Winter never gives up without a fight in the Ozarks. Spring and winter vie for supremacy the month of April giving me houseplant headaches.
All winter my few houseplants have patiently waited. The grow light is never bright enough. Water is either too much or too little. They hunker down and endure.
Freezing temperatures will kill my houseplants. Warm temperatures will make them grow into beautiful plants once again.

Spring blows in with warm temperatures. The houseplants move outside. The fern puts up new fiddleheads.
Winter tromps in with freezing temperatures. The houseplants move inside drooping under the grow light once more.
Spring returns. The houseplants move out again.
Houseplant headaches come in the form of poring over the weather forecasts.
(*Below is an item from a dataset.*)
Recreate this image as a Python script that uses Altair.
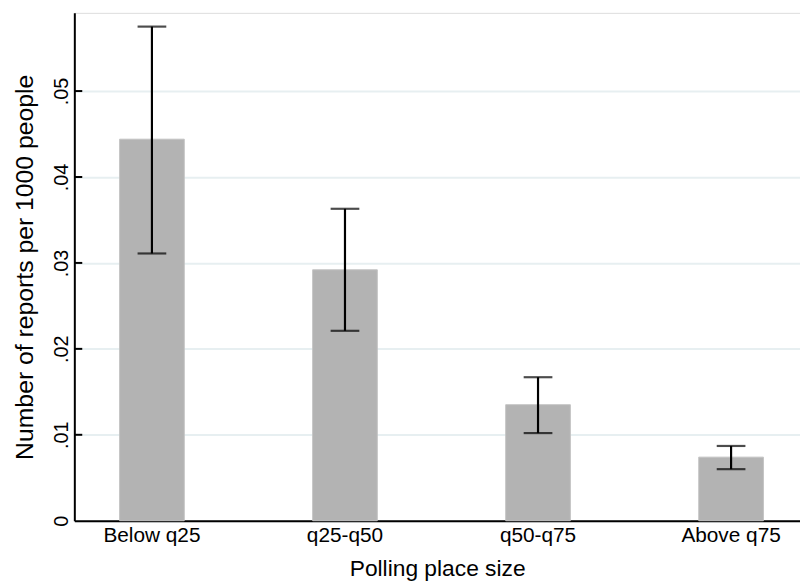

Will the temperatures stay warm for several days?

More houseplant headaches come as heavy pots are carted out and the watch begins. Weather forecasts are notoriously inaccurate in this frost pocket. Most accurate is the feel of the air when I go out to milk. Ice in the air means racing back to cart those pots inside for the night.
Winter is sneaky. The air can feel warm in the evening. The wind can shift blowing in freezing temperatures by morning. Such a set up turned all my plants black a few years ago. Most of them did sprout back up in a week or two.
Many of my houseplants are gone now, given away. April houseplant headaches following the struggles of keeping the plants alive over the winter became too much of a hassle.

Now there is a new source of houseplant headaches: fig trees. These are not the hardy figs. These are the tropical figs grown for their delicious fruits. They reside in large tubs.
All winter these trees lived in an insulated, heated room. Now the tractor comes over to move them out for warm spring days and returns to put them back in their room when winter returns.
Unlike my houseplants that are strictly to look at, the figs repay us for the trouble with fresh figs. The trees are already putting on a crop.